A él le gusta contratar mano de obra española y que el dinero se quede en el país. Sin embargo, últimamente resulta complicado. La juventud está muy malacostumbrada, no aguantan en el tajo y con este panorama no queda más remedio que emplear moros de vez en cuando. «Hola, Abdul», escribe. «Soy el de la constructora. Busco un obrero para incorporación inmediata. Es una semana de prueba y después te doy de alta a media jornada por lo que dure la obra, calcula mes y medio».

Prende un cigarro y se dedica a poner orden en los documentos y a organizar la parte económica hasta que le interrumpe una llamada de teléfono.

—¿El señor Arturo?

—Sí, dígame.

—Aquí el padre de Pedro, el chico que ha sufrido un accidente esta mañana.

—Ah. Justo ahora pensaba llamarle. ¿Cómo se encuentra? —contesta, incapaz de disimular su sobresalto.

—¿Cómo se encuentra? ¿A usted cómo le parece que puede estar un crío al que le ha caído un palé de tochos en el empeine?

—Espero que no haya sido grave.

—Esperará lo que sea, pero ha dejado a mi hijo tirado en el hospital como a un perro.

—Le he acompañado al hospital y lo he dejado bajo el cuidado del personal médico. Yo más no puedo hacer, entiéndame.

—Eso habrá que verlo. ¿Dónde está su contrato laboral?

—Él no trabajaba para mí todavía. Vino voluntariamente la semana pasada a probar cómo es el mundo de la construcción —esa excusa le había resultado útil en el pasado, aunque nunca había tenido un percance de gravedad.

—Sin seguro y sin calzado de protección. No se preocupe, que en breve recibirá un requerimiento judicial.

El hombre cuelga con brusquedad.

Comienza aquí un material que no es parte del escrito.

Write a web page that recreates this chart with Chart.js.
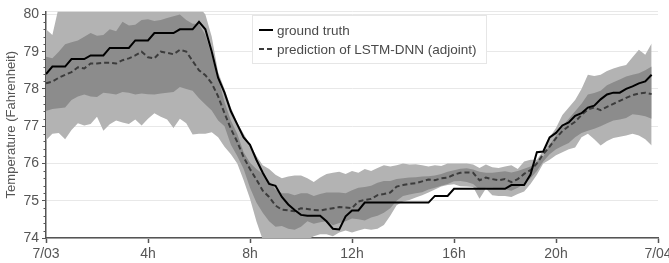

Arturo se lleva las manos a la cabeza; le podría caer una buena por esto. Llama repetidas veces al número que ha quedado grabado en su teléfono pero no obtiene respuesta.

Cuando llega a casa, coincide con su hijo y la novia de este en el portal. Mantiene una relación difícil con el joven. Su madre lo ha convertido en uno de esos niñatos pusilánimes que él tanto desprecia.

—¿Hoy no salís? —pregunta.

—Sí, ahora. Es que acabo de llegar de terapia —responde su hijo.

Arturo no puede evitar una risa sarcástica.

—¿Terapia? A ti te iba a dar yo terapia.

Su novia interviene, en un intento por detener una nueva discusión entre ambos:

—Venga, suegro. Déjalo. Volveremos dentro de un rato. Nos vamos a la concentración por el asesinato machista de ayer.

—Lo que me faltaba para una jornada redonda —replica, alterado—. Avisadme cuando os manifestéis por los que se matan en la construcción o en accidente de tráfico. O por los suicidios. De los hombres que se suicidan no os acordáis jamás las feministas.

Los jóvenes dan media vuelta y se alejan sin responderle. Arturo, ya en el ascensor, cuenta en su calendario del móvil los días que faltan para las próximas elecciones. Tiene ganas de votar a alguien que termine con este sindiós.